I never would have gotten there by iterating within my existing stack, because my existing stack was anchored to my incomplete understanding of the problem.

Why This Works

The key insight is that the fresh agent had no loyalty to my original approach. It didn't know I'd spent weeks building around foF2 alone. It didn't know about my design decisions or my architecture. All it had was the PRD, the problem statement, and the ability to research.

That lack of anchoring is what made it valuable. When an agent starts from scratch, it doesn't inherit your blind spots. It can look at the problem from first principles, do its own research, and arrive at conclusions that your existing agents can't reach because they're operating inside your frame.

The Technique

The pattern is simple. When output from my agent workflows plateaus, I open a fresh session with no project context, no skills, no history. I give the agent the requirements document and a description of the specific problem I'm trying to solve for the user. I make sure it has internet access for independent research. Then I ask it to critique my approach and propose alternatives.

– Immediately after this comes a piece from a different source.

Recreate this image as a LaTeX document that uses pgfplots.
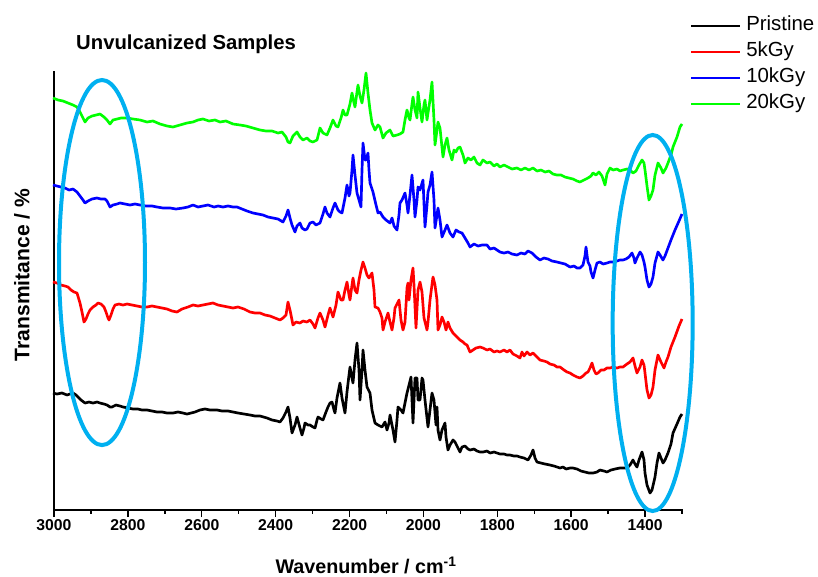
\documentclass[border=0pt]{standalone}
\usepackage{fontspec}
\setmainfont{Liberation Sans}
\usepackage{pgfplots}
\pgfplotsset{compat=1.18}
\usepackage{pgfplotstable}
\definecolor{ell}{RGB}{0,176,240}
\definecolor{cgreen}{RGB}{0,255,0}
\definecolor{cblue}{RGB}{0,0,255}
\definecolor{cred}{RGB}{255,0,0}

% px = horizontal pixel position (3000 cm-1 at 54, 1300 cm-1 at 682), py = vertical pixel position
\pgfplotstableread{
px py
53 393
57 394
62 393
67 395
70 394
73 393
76 395
78 397
81 400
85 403
89 402
93 403
97 402
100 403
104 404
107 405
110 407
112 407
116 405
120 406
123 407
128 408
133 409
138 409
142 410
147 410
152 411
157 412
162 412
167 413
173 413
178 412
183 413
187 414
191 413
195 412
200 410
205 409
210 410
217 410
222 411
228 411
233 412
238 413
244 414
250 415
255 416
260 416
267 418
272 420
277 421
280 422
283 418
286 412
288 407
290 418
292 433
295 425
297 417
300 428
302 435
304 428
305 423
308 425
310 425
313 427
315 428
317 420
318 417
321 419
323 420
326 412
328 407
330 403
332 402
334 410
335 413
337 398
340 383
342 398
345 413
347 392
349 375
350 367
352 378
353 383
355 360
357 343
359 370
360 400
362 370
363 350
365 370
367 387
370 393
372 410
375 423
378 425
382 427
385 422
387 430
389 423
390 415
393 430
395 442
397 420
398 407
401 410
403 413
405 403
407 393
409 385
411 377
412 400
413 423
415 378
417 378
418 400
420 400
422 378
423 380
425 400
428 427
430 410
432 393
434 400
436 425
437 407
438 430
440 440
442 430
445 423
446 437
448 450
450 445
453 440
455 442
458 448
460 452
462 447
465 446
468 449
470 450
474 449
477 451
480 452
483 452
487 451
490 453
494 452
497 453
500 454
504 454
507 455
510 455
514 456
517 456
520 457
524 458
528 460
531 455
533 450
535 458
537 462
541 463
545 464
550 465
554 466
557 467
560 468
563 467
566 469
570 468
573 468
577 469
581 471
585 472
589 473
593 473
597 472
600 470
604 471
607 472
611 470
615 469
620 468
624 468
627 468
630 465
633 460
635 464
637 467
639 460
642 452
644 460
645 473
647 485
650 493
652 490
655 477
657 463
659 453
661 458
663 463
665 460
668 453
671 444
673 433
677 424
680 417
682 414
}\pristine

\pgfplotstableread{
px py
53 282
57 283
61 285
65 286
68 287
71 290
74 292
77 293
80 303
82 312
84 322
86 319
88 314
90 310
93 307
96 305
98 303
101 304
104 307
106 312
108 318
109 320
111 315
113 309
115 305
119 304
123 305
127 304
132 305
137 306
142 307
147 307
152 306
157 307
162 308
167 309
172 311
177 312
182 309
188 307
193 305
198 306
203 305
208 304
213 303
218 305
223 306
228 307
233 308
238 307
244 309
250 312
255 313
260 313
265 315
270 316
275 318
280 320
283 318
286 315
288 302
290 310
293 325
296 322
300 323
303 321
307 322
310 320
313 324
315 328
318 318
320 313
323 320
325 327
328 315
330 308
333 317
336 305
338 292
341 300
343 300
345 290
347 282
349 295
350 300
352 285
353 278
355 290
357 293
359 280
361 270
363 262
365 268
367 275
369 278
372 273
374 290
375 307
378 308
380 312
382 318
383 330
385 322
388 313
390 322
392 330
394 318
395 308
397 304
399 300
401 320
403 330
405 322
407 288
408 283
409 300
411 280
413 268
414 285
416 328
418 290
420 282
422 292
424 318
427 330
428 322
430 300
433 277
435 285
437 300
438 330
440 325
442 317
444 322
446 330
448 322
450 328
453 333
455 335
458 338
460 340
463 342
465 344
467 345
470 352
473 350
476 348
480 347
483 348
487 350
490 349
494 352
497 351
500 352
504 350
507 352
510 350
513 354
517 356
520 358
522 352
524 356
527 352
530 355
533 353
537 357
540 360
544 361
547 362
550 364
554 365
557 367
560 367
564 370
567 372
570 373
573 375
577 377
580 378
583 376
586 373
588 372
590 368
592 363
594 370
596 374
598 373
601 370
604 370
607 368
610 368
613 367
617 368
620 367
623 367
627 364
630 362
633 358
635 366
637 373
640 367
642 360
644 365
645 373
647 390
649 398
651 395
653 387
655 370
658 355
661 362
664 368
666 362
668 357
671 347
675 337
679 326
682 319
}\fivekgy

\pgfplotstableread{
px py
53 185
57 186
61 187
65 188
69 190
73 189
77 192
80 196
83 200
85 203
88 201
92 199
97 198
101 199
105 199
107 201
110 207
113 205
117 204
120 203
125 204
130 205
135 204
140 205
146 206
152 206
157 207
163 208
170 208
176 209
183 208
188 207
193 205
198 207
203 206
208 205
214 207
218 206
223 207
228 206
233 207
237 207
242 209
247 211
253 213
258 214
263 215
268 217
273 218
278 219
283 222
286 216
288 210
290 218
292 225
295 232
297 226
300 223
302 228
305 230
307 229
310 223
313 222
316 225
320 223
323 214
325 207
327 213
330 217
333 208
335 203
338 210
340 212
342 213
345 198
347 185
349 196
350 193
352 170
353 155
355 175
357 193
359 200
361 207
362 170
363 143
365 160
366 160
368 153
369 170
370 183
373 192
376 205
378 213
380 212
383 217
386 220
390 223
392 218
394 226
397 230
399 215
400 203
402 200
405 193
407 205
408 213
410 195
412 175
414 200
415 217
417 200
418 187
420 190
423 180
425 227
427 205
428 192
430 185
432 172
434 200
435 228
437 215
438 208
440 220
442 237
445 230
447 225
450 233
453 237
456 230
459 232
462 233
465 238
468 243
470 247
474 244
478 246
482 245
487 245
490 249
494 248
497 250
500 252
504 253
508 252
512 254
517 255
521 253
525 254
528 251
532 253
536 257
540 260
544 258
548 259
552 261
557 262
561 263
565 264
570 267
574 266
577 268
580 268
583 265
585 256
586 247
587 255
588 262
590 266
591 272
593 278
595 270
597 263
600 262
603 264
607 263
610 262
613 262
617 261
620 260
623 260
626 259
629 257
632 253
634 258
635 263
637 258
640 252
642 255
644 262
645 267
647 280
649 287
651 284
653 277
655 263
658 252
660 255
663 260
665 256
668 248
671 240
675 230
679 221
682 214
}\tenkgy

\pgfplotstableread{
px py
53 98
58 100
63 101
68 103
73 105
77 107
80 112
83 118
85 122
88 118
92 116
96 115
100 114
104 117
107 120
110 124
113 120
117 119
121 118
127 118
133 119
140 120
147 122
153 121
160 124
167 126
173 127
180 125
187 123
193 122
198 120
203 119
209 121
215 120
220 122
226 121
233 124
240 125
246 126
253 128
260 130
266 131
272 131
278 133
282 132
286 137
288 142
290 143
293 136
297 132
300 137
303 140
307 138
310 141
313 142
317 140
320 128
323 133
327 135
330 128
333 120
336 126
338 127
341 118
343 110
345 115
347 115
350 104
352 93
354 103
355 107
357 92
358 85
360 96
362 103
364 90
366 73
368 93
370 110
372 123
375 130
378 125
380 127
383 138
386 133
390 130
393 136
397 135
400 134
403 132
405 120
407 110
409 118
410 120
412 104
413 97
415 110
417 118
418 92
420 108
422 122
424 105
425 100
427 120
428 113
430 100
432 82
434 120
435 145
437 130
438 122
440 128
443 157
445 145
447 138
449 150
452 160
454 150
456 152
458 148
460 147
463 155
465 163
468 158
471 160
474 157
477 163
480 165
483 160
487 163
490 162
494 166
497 164
500 167
504 165
508 167
512 169
517 168
521 170
525 168
529 170
533 168
537 171
541 170
545 172
549 171
553 174
557 175
561 175
565 177
569 178
573 179
577 181
580 182
584 180
588 178
591 176
593 173
596 175
599 172
602 176
605 185
607 174
610 168
613 170
617 169
620 171
623 170
627 169
630 170
633 173
636 171
639 165
642 160
644 163
645 170
647 186
649 200
651 196
653 190
655 175
658 163
661 168
663 173
666 168
668 163
671 155
673 147
677 137
680 127
682 124
}\twentykgy

\begin{document}
\begin{tikzpicture}
\begin{axis}[
  scale only axis,
  width=471pt, height=328.875pt,
  xmin=-3000, xmax=-1300, ymin=0, ymax=438.5,
  clip=false,
  axis lines*=left,
  axis line style={line width=1.2pt, line cap=rect},
  every tick/.style={black, line width=1.1pt},
  xtick={-3000,-2800,-2600,-2400,-2200,-2000,-1800,-1600,-1400},
  xticklabels={3000,2800,2600,2400,2200,2000,1800,1600,1400},
  minor xtick={-2900,-2700,-2500,-2300,-2100,-1900,-1700,-1500,-1300},
  ytick=\empty,
  minor ytick={10.5,37.25,64,90.75,117.5,144.25,171,197.75,224.5,251.25,278,304.75,331.5,358.25,385,411.75,438.5},
  xtick align=outside, ytick align=inside,
  major tick length=5.25pt, minor tick length=2.7pt,
  /pgf/number format/assume math mode=true,
  xticklabel style={font=\bfseries\fontsize{11.8}{13}\selectfont, inner sep=0pt, yshift=-2pt},
  xlabel={Wavenumber / cm\textsuperscript{-1}},
  xlabel style={at={(axis description cs:0.497,-0.1437)}, anchor=base, font=\bfseries\fontsize{14.8}{16}\selectfont, inner sep=0pt},
  ylabel={Transmitance / \%},
  ylabel style={at={(axis description cs:-0.051,0.536)}, anchor=center, font=\bfseries\fontsize{15.8}{17}\selectfont, inner sep=0pt},
  title={Unvulcanized Samples},
  title style={at={(axis description cs:0.035,1.033)}, anchor=base west, font=\bfseries\fontsize{15.2}{18}\selectfont, inner sep=0pt},
  legend style={at={(axis description cs:1.0128,1.130)}, anchor=north west, draw=none, fill=none,
    font=\fontsize{15.3}{17}\selectfont, row sep=3pt, inner sep=0pt,
    nodes={text height=11pt, text depth=3.5pt, inner sep=1pt},
    /tikz/every odd column/.append style={column sep=3pt}},
  legend cell align=left,
  legend image code/.code={\draw[#1, line width=1.5pt] (0pt,0pt) -- (36.5pt,0pt);},
]
\addplot[black, line width=2pt, line join=round, no markers] table[x expr={\thisrow{px}*2.70701-3146.18}, y expr={510-\thisrow{py}}]{\pristine};
\addplot[cred, line width=2pt, line join=round, no markers] table[x expr={\thisrow{px}*2.70701-3146.18}, y expr={510-\thisrow{py}}]{\fivekgy};
\addplot[cblue, line width=2pt, line join=round, no markers] table[x expr={\thisrow{px}*2.70701-3146.18}, y expr={510-\thisrow{py}}]{\tenkgy};
\addplot[cgreen, line width=2pt, line join=round, no markers] table[x expr={\thisrow{px}*2.70701-3146.18}, y expr={510-\thisrow{py}}]{\twentykgy};
\legend{Pristine,5kGy,10kGy,20kGy}
\coordinate (o) at (rel axis cs:0,0);
\end{axis}
\draw[ell, line width=3pt] ([shift={(36pt,185.6pt)}]o) ellipse [x radius=32.25pt, y radius=136.9pt];
\draw[ell, line width=3pt] ([shift={(449pt,140.25pt)}]o) ellipse [x radius=30pt, y radius=141pt];
\pgfresetboundingbox
\path ([shift={(-40.5pt,-49.5pt)}]o) rectangle ++(613.5pt,432pt);
\end{tikzpicture}
\end{document}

The goal isn't to replace my existing stack. It's to get a second opinion from something that isn't trapped in my thinking. Once the fresh agent identifies gaps or new approaches, I bring those insights back into my main workflow. The existing agents do the implementation. The fresh agent just tells me what I'm missing.

I'm running the same technique on a second widget now, this one for solar flux data. If the pattern holds across both cases, it's not a one-off. It's a repeatable step in the process.

The broader point is this: the agents I've trained on my project know a lot about my project. But they also know too much about my version of it. Sometimes the most productive thing I can do is talk to someone who's never heard of it.